**Request:**
Leave the pictures out. Retype exactly the lines below from the one containing "Write a web" through the one containing "const diamondStarAt = [20];", and no others.

--- begin Material provided ---

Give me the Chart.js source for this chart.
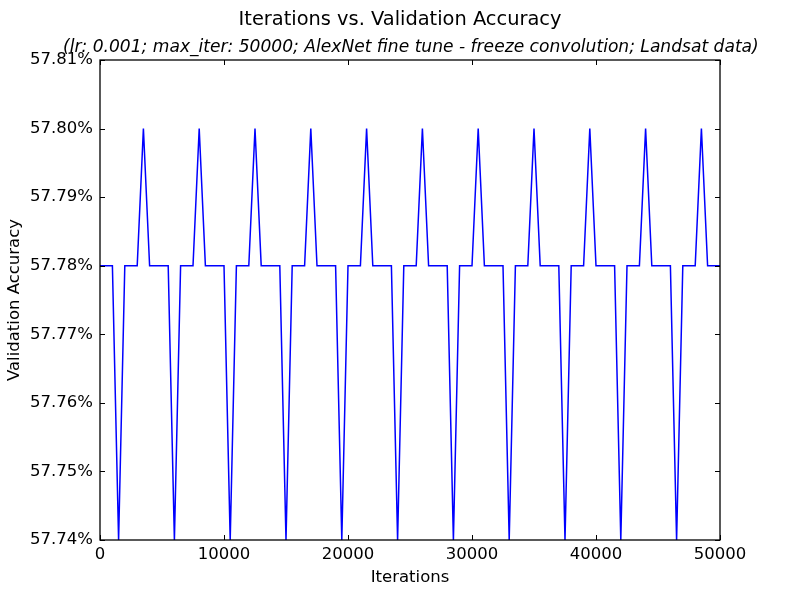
<!DOCTYPE html>
<html>
<head>
<meta charset="utf-8">
<script src="https://cdn.jsdelivr.net/npm/chart.js@4"></script>
<style>
  body { margin: 0; background: #fff; }
  #wrap { width: 800px; height: 600px; }
</style>
</head>
<body>
<div id="wrap"><canvas id="acc_chart" width="800" height="600"></canvas></div>
<script>
// Iterations (x) and validation accuracy in % (y)
var iterations = [
	0, 500, 1000, 1500, 2000, 2500, 3000, 3500, 4000, 4500,
	5000, 5500, 6000, 6500, 7000, 7500, 8000, 8500, 9000, 9500,
	10000, 10500, 11000, 11500, 12000, 12500, 13000, 13500, 14000, 14500,
	15000, 15500, 16000, 16500, 17000, 17500, 18000, 18500, 19000, 19500,
	20000, 20500, 21000, 21500, 22000, 22500, 23000, 23500, 24000, 24500,
	25000, 25500, 26000, 26500, 27000, 27500, 28000, 28500, 29000, 29500,
	30000, 30500, 31000, 31500, 32000, 32500, 33000, 33500, 34000, 34500,
	35000, 35500, 36000, 36500, 37000, 37500, 38000, 38500, 39000, 39500,
	40000, 40500, 41000, 41500, 42000, 42500, 43000, 43500, 44000, 44500,
	45000, 45500, 46000, 46500, 47000, 47500, 48000, 48500, 49000, 49500,
	50000
];
var accuracy = [
	57.78, 57.78, 57.78,
	57.74, 57.78, 57.78, 57.78, 57.80, 57.78, 57.78, 57.78, 57.78,
	57.74, 57.78, 57.78, 57.78, 57.80, 57.78, 57.78, 57.78, 57.78,
	57.74, 57.78, 57.78, 57.78, 57.80, 57.78, 57.78, 57.78, 57.78,
	57.74, 57.78, 57.78, 57.78, 57.80, 57.78, 57.78, 57.78, 57.78,
	57.74, 57.78, 57.78, 57.78, 57.80, 57.78, 57.78, 57.78, 57.78,
	57.74, 57.78, 57.78, 57.78, 57.80, 57.78, 57.78, 57.78, 57.78,
	57.74, 57.78, 57.78, 57.78, 57.80, 57.78, 57.78, 57.78, 57.78,
	57.74, 57.78, 57.78, 57.78, 57.80, 57.78, 57.78, 57.78, 57.78,
	57.74, 57.78, 57.78, 57.78, 57.80, 57.78, 57.78, 57.78, 57.78,
	57.74, 57.78, 57.78, 57.78, 57.80, 57.78, 57.78, 57.78, 57.78,
	57.74, 57.78, 57.78, 57.78, 57.80, 57.78, 57.78, 57.78
];

var FONT = 'DejaVu Sans';

// cadre noir + petites graduations vers l'intérieur (style matplotlib)
var framePlugin = {
	id: 'frame',
	afterDatasetsDraw: function(chart) {
		var ctx = chart.ctx;
		var a = chart.chartArea;
		var xs = chart.scales.x, ys = chart.scales.y;
		var len = 5;
		ctx.save();
		ctx.strokeStyle = '#000';
		ctx.lineWidth = 1;
		ctx.beginPath();
		xs.ticks.forEach(function(t) {
			var px = Math.round(xs.getPixelForValue(t.value)) + 0.5;
			ctx.moveTo(px, a.bottom); ctx.lineTo(px, a.bottom - len);
			ctx.moveTo(px, a.top); ctx.lineTo(px, a.top + len);
		});
		ys.ticks.forEach(function(t) {
			var py = Math.round(ys.getPixelForValue(t.value)) + 0.5;
			ctx.moveTo(a.left, py); ctx.lineTo(a.left + len, py);
			ctx.moveTo(a.right, py); ctx.lineTo(a.right - len, py);
		});
		ctx.stroke();
		ctx.lineWidth = 1.3;
		ctx.strokeRect(a.left, a.top, a.right - a.left, a.bottom - a.top);
		ctx.restore();
	}
};

var acc_chart = new Chart(document.getElementById('acc_chart'), {
	type: 'line',
	data: {
		labels: iterations,
		datasets: [{
			data: accuracy,
			borderColor: '#0000ff',
			borderWidth: 1.5,
			pointRadius: 0,
			fill: false,
			tension: 0
		}]
	},
	plugins: [framePlugin],
	options: {
		responsive: false,
		animation: false,
		layout: { padding: 0 },
		plugins: {
			legend: { display: false },
			tooltip: { enabled: false },
			title: {
				display: true,
				text: 'Iterations vs. Validation Accuracy',
				color: '#000',
				font: { family: FONT, size: 19.4, weight: 'normal' },
				padding: { top: 8.6, bottom: 5.4 }
			},
			subtitle: {
				display: true,
				text: '    (lr: 0.001; max_iter: 50000; AlexNet fine tune - freeze convolution; Landsat data)',
				color: '#000',
				font: { family: FONT, size: 17.1, style: 'italic' },
				padding: { top: 0, bottom: 2.2 }
			}
		},
		scales: {
			x: {
				type: 'linear',
				min: 0, max: 50000,
				grid: { display: false, drawTicks: false },
				border: { display: false },
				ticks: {
					stepSize: 10000,
					color: '#000',
					padding: 5,
					font: { family: FONT, size: 16.5 },
					maxRotation: 0,
					callback: function(v) { return String(v); }
				},
				title: {
					display: true,
					text: 'Iterations',
					color: '#000',
					font: { family: FONT, size: 16.5 },
					padding: { top: 0, bottom: 12 }
				},
				afterFit: function(s) { s.height = 60; }
			},
			y: {
				min: 57.74, max: 57.81,
				grid: { display: false, drawTicks: false },
				border: { display: false },
				ticks: {
					stepSize: 0.01,
					color: '#000',
					padding: 7,
					font: { family: FONT, size: 16.5 },
					callback: function(v) { return v.toFixed(2) + '%'; }
				},
				title: {
					display: true,
					text: 'Validation Accuracy',
					color: '#000',
					font: { family: FONT, size: 16.5 },
					padding: { top: 5, bottom: 0 }
				},
				afterFit: function(s) { s.width = 100; }
			},
			// axe vide à droite : réserve la marge droite de la figure
			yRight: {
				position: 'right',
				display: true,
				grid: { display: false, drawTicks: false },
				border: { display: false },
				ticks: { display: false },
				afterFit: function(s) { s.width = 80; }
			}
		}
	}
});
</script>
</body>
</html>
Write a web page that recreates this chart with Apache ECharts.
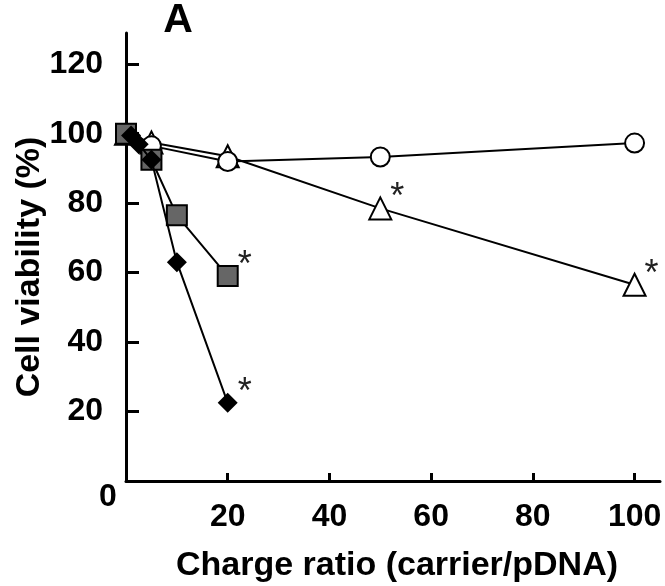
<!DOCTYPE html>
<html><head><meta charset="utf-8">
<script src="https://cdn.jsdelivr.net/npm/echarts@6/dist/echarts.min.js"></script>
<style>html,body{margin:0;padding:0;background:#fff}#c{width:665px;height:586px}</style>
</head><body><div id="c"></div>
<script>
// Data
const squareX = [0, 5, 10, 20];
const squareY = [100, 92.5, 76.5, 59];
const squareStarAt = [20];

const diamondX = [1, 2.5, 5, 10, 20];
const diamondY = [99.5, 97, 92.5, 63, 22.5];
const diamondStarAt = [20];

const triangleX = [0, 5, 20, 50, 100];
const triangleY = [100, 97.5, 93.5, 78.5, 56.5];
const triangleStarAt = [50, 100];

const circleX = [0, 5, 20, 50, 100];
const circleY = [100, 96.5, 92, 93.3, 97.3];
const circleStarAt = [];

const xTickLabels = [20, 40, 60, 80, 100];
const yTickLabels = [20, 40, 60, 80, 100, 120];

const FONT = "'Liberation Sans', Arial, sans-serif";

function build(xs, ys, stars) {
  return xs.map((x, i) => {
    const item = { value: [x, ys[i]] };
    if (stars.indexOf(x) >= 0) {
      item.label = {
        show: true, formatter: '*', position: 'inside', offset: [17, -10],
        fontSize: 36, color: '#222', fontFamily: FONT
      };
    }
    return item;
  });
}

const lineStyle = { color: '#000', width: 2 };

const chart = echarts.init(document.getElementById('c'), null, { renderer: 'canvas' });
chart.setOption({
  animation: false,
  backgroundColor: '#fff',
  grid: { left: 126, top: 33, right: 5, bottom: 105, containLabel: false, outerBoundsMode: 'none' },
  xAxis: {
    type: 'value', min: 0, max: 105,
    axisLine: { onZero: false, lineStyle: { color: '#000', width: 3 } },
    axisTick: { inside: true, length: 8, lineStyle: { color: '#000', width: 3 }, customValues: xTickLabels },
    axisLabel: { customValues: xTickLabels, margin: 20, fontFamily: FONT, fontWeight: 'bold', fontSize: 32, color: '#000' },
    splitLine: { show: false }
  },
  yAxis: {
    type: 'value', min: 0, max: 129,
    axisLine: { lineStyle: { color: '#000', width: 3 } },
    axisTick: { inside: true, length: 13, lineStyle: { color: '#000', width: 3 }, customValues: yTickLabels },
    axisLabel: { customValues: yTickLabels, margin: 23, fontFamily: FONT, fontWeight: 'bold', fontSize: 32, color: '#000' },
    splitLine: { show: false }
  },
  graphic: [
    { type: 'text', x: 178, y: 21, style: { text: 'A', font: "bold 41px 'Liberation Sans', Arial, sans-serif", fill: '#000', align: 'center', verticalAlign: 'middle' } },
    { type: 'text', x: 108, y: 497, style: { text: '0', font: "bold 32px 'Liberation Sans', Arial, sans-serif", fill: '#000', align: 'center', verticalAlign: 'middle' } },
    { type: 'text', x: 397, y: 566, style: { text: 'Charge ratio (carrier/pDNA)', font: "bold 34px 'Liberation Sans', Arial, sans-serif", fill: '#000', align: 'center', verticalAlign: 'middle' } },
    { type: 'text', x: 30, y: 267, rotation: Math.PI / 2, style: { text: 'Cell viability (%)', font: "bold 34px 'Liberation Sans', Arial, sans-serif", fill: '#000', align: 'center', verticalAlign: 'middle' } }
  ],
  series: [
    {
      type: 'line', name: 'triangle', data: build(triangleX, triangleY, triangleStarAt),
      symbol: 'triangle', symbolSize: 22, lineStyle: lineStyle, clip: false,
      itemStyle: { color: '#fff', borderColor: '#000', borderWidth: 2 }, z: 2
    },
    {
      type: 'line', name: 'circle', data: build(circleX, circleY, circleStarAt),
      symbol: 'circle', symbolSize: 19, lineStyle: lineStyle, clip: false,
      itemStyle: { color: '#fff', borderColor: '#000', borderWidth: 2 }, z: 3
    },
    {
      type: 'line', name: 'square', data: build(squareX, squareY, squareStarAt),
      symbol: 'rect', symbolSize: 20, lineStyle: lineStyle, clip: false,
      itemStyle: { color: '#666', borderColor: '#000', borderWidth: 2 }, z: 4
    },
    {
      type: 'line', name: 'diamond', data: build(diamondX, diamondY, diamondStarAt),
      symbol: 'diamond', symbolSize: 20, lineStyle: lineStyle, clip: false,
      itemStyle: { color: '#000', borderColor: '#000', borderWidth: 0 }, z: 5
    }
  ]
});
</script></body></html>
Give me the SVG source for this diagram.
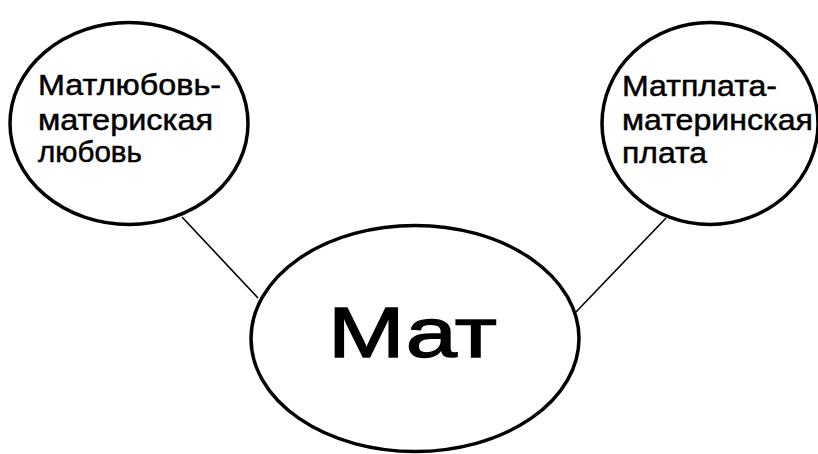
<svg xmlns="http://www.w3.org/2000/svg" width="818" height="454" viewBox="0 0 818 454">
<style>
.node{fill:#fff;stroke:#000;stroke-width:3.5}
.lbl{font-family:"Liberation Sans",Arial,sans-serif;font-size:30px;fill:#000;stroke:#000;stroke-width:0.5}
.big{font-family:"Liberation Sans",Arial,sans-serif;font-size:70px;fill:#000;stroke:#000;stroke-width:1.4}
.edge{stroke:#000;stroke-width:1.6;fill:none}
</style>
<rect width="818" height="454" fill="#fff"/>
<g id="connectors">
<line class="edge" x1="182" y1="217" x2="258" y2="298"/>
<line class="edge" x1="666" y1="218" x2="575" y2="313"/>
</g>
<g id="node-left">
<ellipse class="node" cx="129" cy="123.5" rx="119" ry="101"/>
<text class="lbl" x="38" y="95" textLength="183" lengthAdjust="spacingAndGlyphs">Матлюбовь-</text>
<text class="lbl" x="38" y="130" textLength="175" lengthAdjust="spacingAndGlyphs">материская</text>
<text class="lbl" x="38" y="162" textLength="104" lengthAdjust="spacingAndGlyphs">любовь</text>
</g>
<g id="node-right">
<ellipse class="node" cx="710" cy="123.5" rx="108" ry="101"/>
<text class="lbl" x="622" y="96" textLength="155" lengthAdjust="spacingAndGlyphs">Матплата-</text>
<text class="lbl" x="622" y="130" textLength="191" lengthAdjust="spacingAndGlyphs">материнская</text>
<text class="lbl" x="622" y="163" textLength="85" lengthAdjust="spacingAndGlyphs">плата</text>
</g>
<g id="node-center">
<ellipse class="node" cx="415" cy="338.5" rx="164" ry="113"/>
<text class="big" x="328" y="357" textLength="169" lengthAdjust="spacingAndGlyphs">Мат</text>
</g>
</svg>
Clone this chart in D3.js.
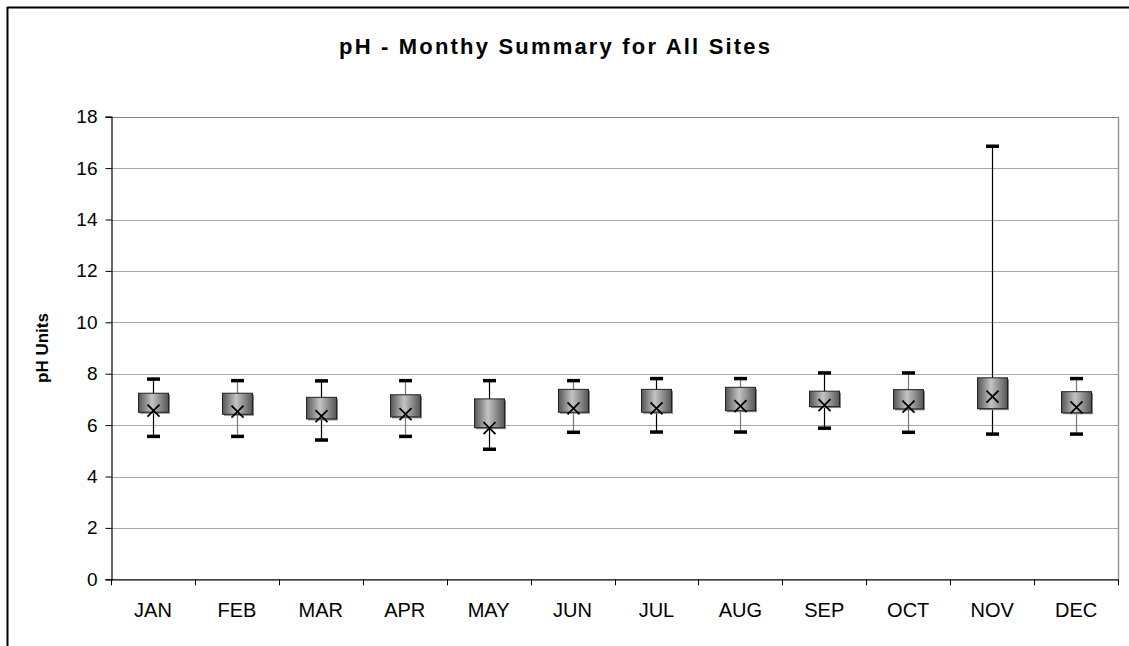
<!DOCTYPE html>
<html>
<head>
<meta charset="utf-8">
<script src="https://cdn.jsdelivr.net/npm/d3@7"></script>
<style>
  html, body { margin: 0; padding: 0; background: #fff; }
  svg { display: block; }
  text { font-family: "Liberation Sans", Arial, sans-serif; fill: #000; }
</style>
</head>
<body>
<svg id="chart" width="1129" height="646"></svg>
<script>
const months = ["JAN","FEB","MAR","APR","MAY","JUN","JUL","AUG","SEP","OCT","NOV","DEC"];
const whiskerHigh = [7.79, 7.73, 7.72, 7.73, 7.73, 7.73, 7.81, 7.81, 8.03, 8.03, 16.85, 7.81];
const boxTop      = [7.24, 7.24, 7.08, 7.18, 7.02, 7.39, 7.39, 7.47, 7.32, 7.38, 7.84, 7.30];
const boxBottom   = [6.50, 6.42, 6.24, 6.32, 5.90, 6.50, 6.50, 6.56, 6.72, 6.63, 6.64, 6.48];
const meanVal     = [6.56, 6.52, 6.35, 6.43, 5.88, 6.65, 6.65, 6.74, 6.78, 6.72, 7.11, 6.69];
const whiskerLow  = [5.56, 5.56, 5.42, 5.56, 5.06, 5.72, 5.73, 5.73, 5.88, 5.72, 5.65, 5.65];
const yTicks = [0, 2, 4, 6, 8, 10, 12, 14, 16, 18];
const title = "pH - Monthy Summary for All Sites";
const yLabel = "pH Units";

const svg = d3.select("#chart");
const L = 111, R = 1118, T = 116.7, B = 579.3;

const x = d3.scaleBand().domain(months).range([L, R]).padding(0);
const y = d3.scaleLinear().domain([0, 18]).range([B, T]);

// outer frame (top and left edges visible)
svg.append("line").attr("x1", 7).attr("x2", 1129).attr("y1", 7.5).attr("y2", 7.5)
  .attr("stroke", "#000").attr("stroke-width", 2);
svg.append("line").attr("x1", 7.5).attr("x2", 7.5).attr("y1", 7).attr("y2", 646)
  .attr("stroke", "#000").attr("stroke-width", 2);

// title
svg.append("text").attr("x", 339).attr("y", 54)
  .attr("font-size", 22).attr("font-weight", "bold")
  .attr("textLength", 431).attr("lengthAdjust", "spacing")
  .text(title);

// gridlines
svg.append("g").selectAll("line").data(yTicks.filter(d => d > 0)).join("line")
  .attr("x1", L).attr("x2", R)
  .attr("y1", d => Math.round(y(d)) + 0.5).attr("y2", d => Math.round(y(d)) + 0.5)
  .attr("stroke", d => d === 18 ? "#808080" : "#a8a8a8").attr("stroke-width", 1);

// right border of plot area
svg.append("line").attr("x1", R + 0.5).attr("x2", R + 0.5).attr("y1", T).attr("y2", B)
  .attr("stroke", "#999").attr("stroke-width", 1.5);

// y axis
const yAxis = svg.append("g").attr("transform", `translate(${L + 0.5},0)`)
  .call(d3.axisLeft(y).tickValues(yTicks).tickSize(6).tickPadding(8).tickFormat(d3.format("d")));
yAxis.select(".domain").attr("stroke", "#000").attr("stroke-width", 1.2);
yAxis.selectAll(".tick line").attr("stroke", "#000");
yAxis.selectAll(".tick text").attr("font-size", 19).attr("font-family", "Liberation Sans, Arial, sans-serif").attr("fill", "#000");

// x axis
const xAxis = svg.append("g").attr("transform", `translate(0,${B})`)
  .call(d3.axisBottom(x).tickSize(0).tickPadding(24));
xAxis.select(".domain").attr("stroke", "#000").attr("stroke-width", 1.2);
xAxis.selectAll(".tick text").attr("font-size", 20).attr("font-family", "Liberation Sans, Arial, sans-serif").attr("fill", "#000");
// category boundary ticks
const bounds = months.map(m => x(m)).concat([R]);
svg.append("g").selectAll("line").data(bounds).join("line")
  .attr("x1", d => Math.round(d) + 0.5).attr("x2", d => Math.round(d) + 0.5)
  .attr("y1", B).attr("y2", B + 6).attr("stroke", "#000").attr("stroke-width", 1);

// y label
svg.append("text").attr("transform", `translate(48,${(T + B) / 2}) rotate(-90)`)
  .attr("text-anchor", "middle").attr("font-size", 17).attr("font-weight", "bold")
  .text(yLabel);

// gradient
const defs = svg.append("defs");
const grad = defs.append("linearGradient").attr("id", "boxGrad")
  .attr("x1", "0%").attr("x2", "100%").attr("y1", "0%").attr("y2", "0%");
grad.append("stop").attr("offset", "0%").attr("stop-color", "#555");
grad.append("stop").attr("offset", "45%").attr("stop-color", "#c4c4c4");
grad.append("stop").attr("offset", "100%").attr("stop-color", "#555");

const data = months.map((m, i) => ({
  m, i, hi: whiskerHigh[i], top: boxTop[i], bot: boxBottom[i], mean: meanVal[i], lo: whiskerLow[i]
}));

const bw = 30, cw = 13;
const g = svg.append("g");
const items = g.selectAll("g.item").data(data).join("g").attr("class", "item")
  .attr("transform", d => `translate(${Math.round(x(d.m) + x.bandwidth() / 2) + 0.5},0)`);

// whiskers
items.append("line").attr("x1", 0).attr("x2", 0)
  .attr("y1", d => y(d.hi)).attr("y2", d => y(d.top))
  .attr("stroke", d => d.i % 2 === 0 ? "#000" : "#777").attr("stroke-width", 1.2);
items.append("line").attr("x1", 0).attr("x2", 0)
  .attr("y1", d => y(d.bot)).attr("y2", d => y(d.lo))
  .attr("stroke", d => d.i % 2 === 0 ? "#000" : "#777").attr("stroke-width", 1.2);
// caps
items.append("rect").attr("x", -cw / 2).attr("width", cw).attr("height", 3.5)
  .attr("y", d => y(d.hi) - 1.75).attr("fill", "#000");
items.append("rect").attr("x", -cw / 2).attr("width", cw).attr("height", 3.5)
  .attr("y", d => y(d.lo) - 1.75).attr("fill", "#000");
// box shadow
items.append("rect").attr("x", -bw / 2 + 1.5).attr("width", bw)
  .attr("y", d => y(d.top) + 1.5).attr("height", d => y(d.bot) - y(d.top))
  .attr("fill", "#888");
// box
items.append("rect").attr("x", -bw / 2).attr("width", bw)
  .attr("y", d => y(d.top)).attr("height", d => y(d.bot) - y(d.top))
  .attr("fill", "url(#boxGrad)").attr("stroke", "#222").attr("stroke-width", 1);
// mean X
const s = 6;
items.append("path")
  .attr("d", d => { const yy = y(d.mean); return `M${-s},${yy - s}L${s},${yy + s}M${-s},${yy + s}L${s},${yy - s}`; })
  .attr("stroke", "#000").attr("stroke-width", 1.8).attr("fill", "none");
</script>
</body>
</html>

--- end Material provided ---

**The output:**
Write a web page that recreates this chart with Apache ECharts.
<!DOCTYPE html>
<html><head><meta charset="utf-8">
<script src="https://cdn.jsdelivr.net/npm/echarts@6/dist/echarts.min.js"></script>
<style>html,body{margin:0;padding:0;background:#fff}#c{width:665px;height:586px}</style>
</head><body><div id="c"></div>
<script>
// Data
const squareX = [0, 5, 10, 20];
const squareY = [100, 92.5, 76.5, 59];
const squareStarAt = [20];

const diamondX = [1, 2.5, 5, 10, 20];
const diamondY = [99.5, 97, 92.5, 63, 22.5];
const diamondStarAt = [20];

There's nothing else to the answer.